Task to complete> Pick out the lines containing "this".

Records supplied>
* Begin *

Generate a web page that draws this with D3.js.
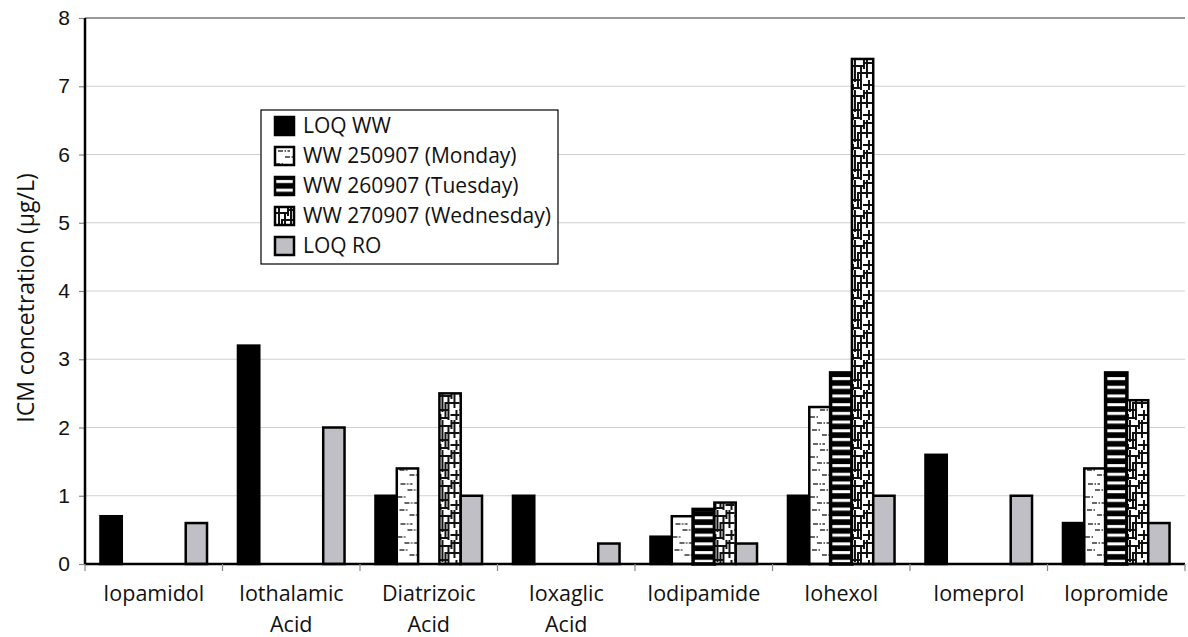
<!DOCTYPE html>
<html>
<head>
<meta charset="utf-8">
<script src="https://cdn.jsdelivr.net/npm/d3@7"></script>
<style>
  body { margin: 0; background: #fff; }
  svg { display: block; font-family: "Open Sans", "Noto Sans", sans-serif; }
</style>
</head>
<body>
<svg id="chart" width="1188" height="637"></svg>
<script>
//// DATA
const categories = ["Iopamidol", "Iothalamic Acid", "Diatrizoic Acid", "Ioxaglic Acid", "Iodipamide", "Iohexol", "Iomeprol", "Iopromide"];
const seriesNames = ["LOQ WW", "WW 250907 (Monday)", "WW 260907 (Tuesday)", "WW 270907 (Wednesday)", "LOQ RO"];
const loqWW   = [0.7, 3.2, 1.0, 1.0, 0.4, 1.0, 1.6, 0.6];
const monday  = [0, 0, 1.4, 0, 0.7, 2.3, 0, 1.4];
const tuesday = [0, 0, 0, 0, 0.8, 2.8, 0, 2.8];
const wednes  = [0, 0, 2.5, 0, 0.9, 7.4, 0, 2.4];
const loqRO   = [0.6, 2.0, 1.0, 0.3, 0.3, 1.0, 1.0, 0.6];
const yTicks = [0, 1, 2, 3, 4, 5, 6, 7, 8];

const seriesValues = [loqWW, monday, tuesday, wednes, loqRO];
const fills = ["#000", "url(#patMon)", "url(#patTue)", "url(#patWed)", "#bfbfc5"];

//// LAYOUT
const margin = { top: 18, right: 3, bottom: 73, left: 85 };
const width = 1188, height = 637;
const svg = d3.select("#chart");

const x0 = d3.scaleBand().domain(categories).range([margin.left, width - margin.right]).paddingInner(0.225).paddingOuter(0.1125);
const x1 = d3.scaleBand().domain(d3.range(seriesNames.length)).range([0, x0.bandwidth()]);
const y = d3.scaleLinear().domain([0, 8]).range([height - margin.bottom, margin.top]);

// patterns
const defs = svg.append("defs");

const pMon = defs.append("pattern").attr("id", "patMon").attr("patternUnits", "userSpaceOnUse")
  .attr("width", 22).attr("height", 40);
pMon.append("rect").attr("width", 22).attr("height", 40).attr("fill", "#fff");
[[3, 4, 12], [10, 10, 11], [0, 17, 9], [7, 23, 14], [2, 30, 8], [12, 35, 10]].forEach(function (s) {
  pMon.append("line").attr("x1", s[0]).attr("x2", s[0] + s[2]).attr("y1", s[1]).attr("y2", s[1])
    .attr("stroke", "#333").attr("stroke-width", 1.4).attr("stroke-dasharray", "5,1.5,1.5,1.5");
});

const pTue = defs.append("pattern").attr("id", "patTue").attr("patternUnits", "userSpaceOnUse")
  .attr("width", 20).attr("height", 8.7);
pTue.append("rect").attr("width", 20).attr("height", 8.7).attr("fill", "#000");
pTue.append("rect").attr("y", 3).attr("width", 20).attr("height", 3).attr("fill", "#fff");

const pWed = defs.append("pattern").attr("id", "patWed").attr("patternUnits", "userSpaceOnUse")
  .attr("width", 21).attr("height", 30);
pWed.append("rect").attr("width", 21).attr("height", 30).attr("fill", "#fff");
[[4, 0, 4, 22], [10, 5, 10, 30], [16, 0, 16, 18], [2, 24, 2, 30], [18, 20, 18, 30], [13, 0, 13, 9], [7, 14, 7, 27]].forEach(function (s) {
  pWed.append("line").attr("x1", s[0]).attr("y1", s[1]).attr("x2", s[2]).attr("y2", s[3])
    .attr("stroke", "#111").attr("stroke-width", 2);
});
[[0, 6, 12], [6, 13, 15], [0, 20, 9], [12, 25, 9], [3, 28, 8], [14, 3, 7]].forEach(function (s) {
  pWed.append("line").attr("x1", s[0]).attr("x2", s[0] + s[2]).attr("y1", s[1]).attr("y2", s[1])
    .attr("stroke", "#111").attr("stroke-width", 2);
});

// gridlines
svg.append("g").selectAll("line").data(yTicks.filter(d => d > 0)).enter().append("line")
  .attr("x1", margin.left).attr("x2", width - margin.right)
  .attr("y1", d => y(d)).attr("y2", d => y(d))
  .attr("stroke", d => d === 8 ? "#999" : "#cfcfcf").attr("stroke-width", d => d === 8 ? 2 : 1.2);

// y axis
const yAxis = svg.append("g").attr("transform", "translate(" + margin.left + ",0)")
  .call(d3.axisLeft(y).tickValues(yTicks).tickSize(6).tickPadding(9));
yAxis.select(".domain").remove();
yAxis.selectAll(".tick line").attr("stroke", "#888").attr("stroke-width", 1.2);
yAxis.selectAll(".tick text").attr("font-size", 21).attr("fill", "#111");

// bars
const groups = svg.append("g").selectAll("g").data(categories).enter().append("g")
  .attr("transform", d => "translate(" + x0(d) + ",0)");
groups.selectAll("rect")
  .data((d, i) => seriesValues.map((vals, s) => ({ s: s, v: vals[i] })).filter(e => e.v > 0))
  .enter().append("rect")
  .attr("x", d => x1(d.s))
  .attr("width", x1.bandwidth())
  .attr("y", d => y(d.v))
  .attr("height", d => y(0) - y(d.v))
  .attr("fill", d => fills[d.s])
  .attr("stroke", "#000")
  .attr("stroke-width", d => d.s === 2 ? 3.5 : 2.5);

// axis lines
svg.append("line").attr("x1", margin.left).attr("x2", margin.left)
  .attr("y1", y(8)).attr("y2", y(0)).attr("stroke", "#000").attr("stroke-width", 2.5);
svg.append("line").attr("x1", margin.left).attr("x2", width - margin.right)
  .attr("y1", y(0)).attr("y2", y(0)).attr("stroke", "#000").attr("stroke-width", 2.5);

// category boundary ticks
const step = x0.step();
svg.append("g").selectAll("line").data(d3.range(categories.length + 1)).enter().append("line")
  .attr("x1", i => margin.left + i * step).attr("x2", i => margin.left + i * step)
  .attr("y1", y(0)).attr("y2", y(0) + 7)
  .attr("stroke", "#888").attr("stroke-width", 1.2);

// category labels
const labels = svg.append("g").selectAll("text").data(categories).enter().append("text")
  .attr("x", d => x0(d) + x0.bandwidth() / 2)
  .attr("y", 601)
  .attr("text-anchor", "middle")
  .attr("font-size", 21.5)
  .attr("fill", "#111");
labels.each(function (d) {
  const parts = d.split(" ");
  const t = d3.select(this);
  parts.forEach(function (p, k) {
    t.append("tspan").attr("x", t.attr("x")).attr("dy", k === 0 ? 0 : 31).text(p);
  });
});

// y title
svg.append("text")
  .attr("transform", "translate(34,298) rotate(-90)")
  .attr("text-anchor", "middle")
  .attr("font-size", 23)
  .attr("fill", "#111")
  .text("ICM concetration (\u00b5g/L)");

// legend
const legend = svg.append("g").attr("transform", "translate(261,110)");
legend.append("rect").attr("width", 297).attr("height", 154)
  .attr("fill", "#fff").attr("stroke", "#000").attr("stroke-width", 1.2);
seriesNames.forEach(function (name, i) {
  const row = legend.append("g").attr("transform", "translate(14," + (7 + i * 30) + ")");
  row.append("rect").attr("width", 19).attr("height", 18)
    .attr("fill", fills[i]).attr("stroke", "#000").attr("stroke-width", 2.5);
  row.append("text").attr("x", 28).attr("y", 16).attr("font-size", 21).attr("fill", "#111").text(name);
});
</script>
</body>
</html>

* End *
* Begin *

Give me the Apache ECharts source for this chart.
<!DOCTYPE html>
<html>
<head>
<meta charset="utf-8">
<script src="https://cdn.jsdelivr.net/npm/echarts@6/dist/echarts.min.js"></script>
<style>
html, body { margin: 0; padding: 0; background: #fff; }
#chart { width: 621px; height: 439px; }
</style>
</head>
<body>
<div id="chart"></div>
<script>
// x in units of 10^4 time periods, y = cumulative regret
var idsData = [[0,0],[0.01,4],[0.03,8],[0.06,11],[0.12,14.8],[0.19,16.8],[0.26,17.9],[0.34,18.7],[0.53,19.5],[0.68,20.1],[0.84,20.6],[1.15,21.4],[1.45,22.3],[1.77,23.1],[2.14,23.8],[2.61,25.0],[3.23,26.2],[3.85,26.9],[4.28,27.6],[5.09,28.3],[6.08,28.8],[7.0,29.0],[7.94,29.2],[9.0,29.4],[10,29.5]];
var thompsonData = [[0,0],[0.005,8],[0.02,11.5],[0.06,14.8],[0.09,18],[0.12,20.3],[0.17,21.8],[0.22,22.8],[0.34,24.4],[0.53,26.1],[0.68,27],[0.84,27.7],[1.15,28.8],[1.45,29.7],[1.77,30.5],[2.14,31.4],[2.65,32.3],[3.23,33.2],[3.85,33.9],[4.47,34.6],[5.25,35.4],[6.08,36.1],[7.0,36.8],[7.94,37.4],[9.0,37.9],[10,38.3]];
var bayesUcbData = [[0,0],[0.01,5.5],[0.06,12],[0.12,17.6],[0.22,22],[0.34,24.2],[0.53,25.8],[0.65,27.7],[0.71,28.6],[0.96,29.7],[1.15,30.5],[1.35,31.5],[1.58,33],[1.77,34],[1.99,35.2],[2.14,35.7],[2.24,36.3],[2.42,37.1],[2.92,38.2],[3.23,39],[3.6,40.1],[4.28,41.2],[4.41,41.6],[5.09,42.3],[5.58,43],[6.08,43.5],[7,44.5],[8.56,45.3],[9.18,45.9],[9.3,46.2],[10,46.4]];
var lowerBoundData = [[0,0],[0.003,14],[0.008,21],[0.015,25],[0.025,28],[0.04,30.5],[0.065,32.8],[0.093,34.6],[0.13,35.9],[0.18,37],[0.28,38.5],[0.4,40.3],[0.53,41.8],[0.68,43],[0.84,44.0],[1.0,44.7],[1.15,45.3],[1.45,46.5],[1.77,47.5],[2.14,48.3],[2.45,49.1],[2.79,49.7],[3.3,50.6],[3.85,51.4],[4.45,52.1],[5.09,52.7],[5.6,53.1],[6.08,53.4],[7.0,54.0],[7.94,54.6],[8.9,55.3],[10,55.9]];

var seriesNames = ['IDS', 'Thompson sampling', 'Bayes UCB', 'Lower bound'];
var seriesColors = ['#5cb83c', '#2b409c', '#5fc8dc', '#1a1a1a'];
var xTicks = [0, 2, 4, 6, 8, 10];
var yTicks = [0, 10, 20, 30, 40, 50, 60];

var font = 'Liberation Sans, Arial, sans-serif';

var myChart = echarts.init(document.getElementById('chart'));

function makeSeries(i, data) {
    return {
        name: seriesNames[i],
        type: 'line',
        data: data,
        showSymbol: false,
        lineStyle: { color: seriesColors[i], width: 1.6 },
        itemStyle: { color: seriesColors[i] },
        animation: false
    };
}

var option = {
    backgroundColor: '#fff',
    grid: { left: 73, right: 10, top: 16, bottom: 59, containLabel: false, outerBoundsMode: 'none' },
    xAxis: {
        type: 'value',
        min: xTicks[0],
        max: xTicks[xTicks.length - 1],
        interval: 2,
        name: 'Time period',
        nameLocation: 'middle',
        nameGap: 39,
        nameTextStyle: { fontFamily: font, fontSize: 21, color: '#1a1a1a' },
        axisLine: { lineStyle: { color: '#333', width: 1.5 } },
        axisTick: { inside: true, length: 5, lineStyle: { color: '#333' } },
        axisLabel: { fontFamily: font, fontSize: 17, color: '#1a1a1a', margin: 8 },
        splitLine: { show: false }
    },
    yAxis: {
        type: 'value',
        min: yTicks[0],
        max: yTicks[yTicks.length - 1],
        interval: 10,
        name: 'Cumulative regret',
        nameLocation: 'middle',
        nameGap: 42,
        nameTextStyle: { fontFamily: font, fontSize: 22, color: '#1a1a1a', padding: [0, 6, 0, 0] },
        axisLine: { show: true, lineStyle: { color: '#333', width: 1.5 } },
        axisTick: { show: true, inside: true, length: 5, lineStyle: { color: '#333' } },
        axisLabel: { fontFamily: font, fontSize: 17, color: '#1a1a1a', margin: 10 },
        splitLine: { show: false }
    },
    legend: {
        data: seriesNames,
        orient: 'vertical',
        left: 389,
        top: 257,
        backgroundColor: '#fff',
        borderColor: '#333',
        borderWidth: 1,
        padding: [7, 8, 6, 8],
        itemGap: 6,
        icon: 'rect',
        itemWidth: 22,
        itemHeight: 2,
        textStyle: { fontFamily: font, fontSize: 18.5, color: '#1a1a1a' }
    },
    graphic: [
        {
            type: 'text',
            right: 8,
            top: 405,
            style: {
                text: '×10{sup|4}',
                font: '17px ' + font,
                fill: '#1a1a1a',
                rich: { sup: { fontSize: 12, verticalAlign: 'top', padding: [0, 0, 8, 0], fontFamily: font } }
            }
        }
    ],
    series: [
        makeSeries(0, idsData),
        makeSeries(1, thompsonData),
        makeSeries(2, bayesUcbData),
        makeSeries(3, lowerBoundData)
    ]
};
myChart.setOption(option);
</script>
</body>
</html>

* End *
* Begin *

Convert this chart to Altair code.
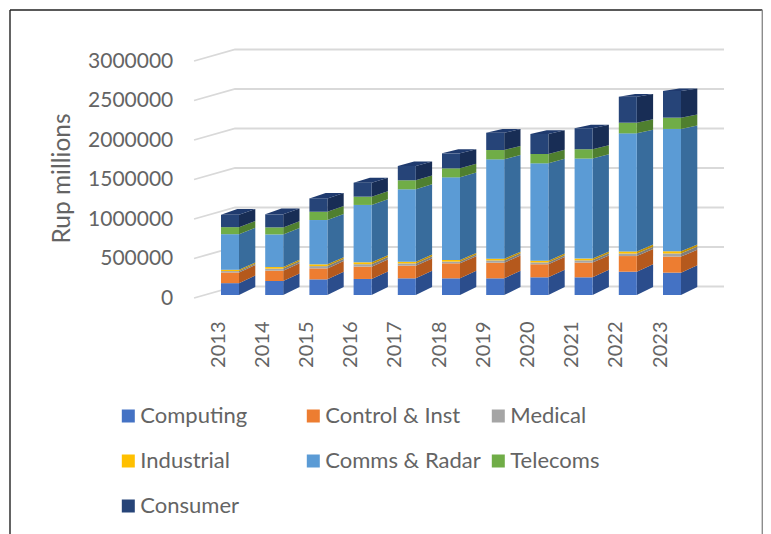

* End *

Result of the exercise>
Generate a web page that draws this with D3.js.
  const t = d3.select(this);
Give me the Apache ECharts source for this chart.
Convert this chart to Altair code.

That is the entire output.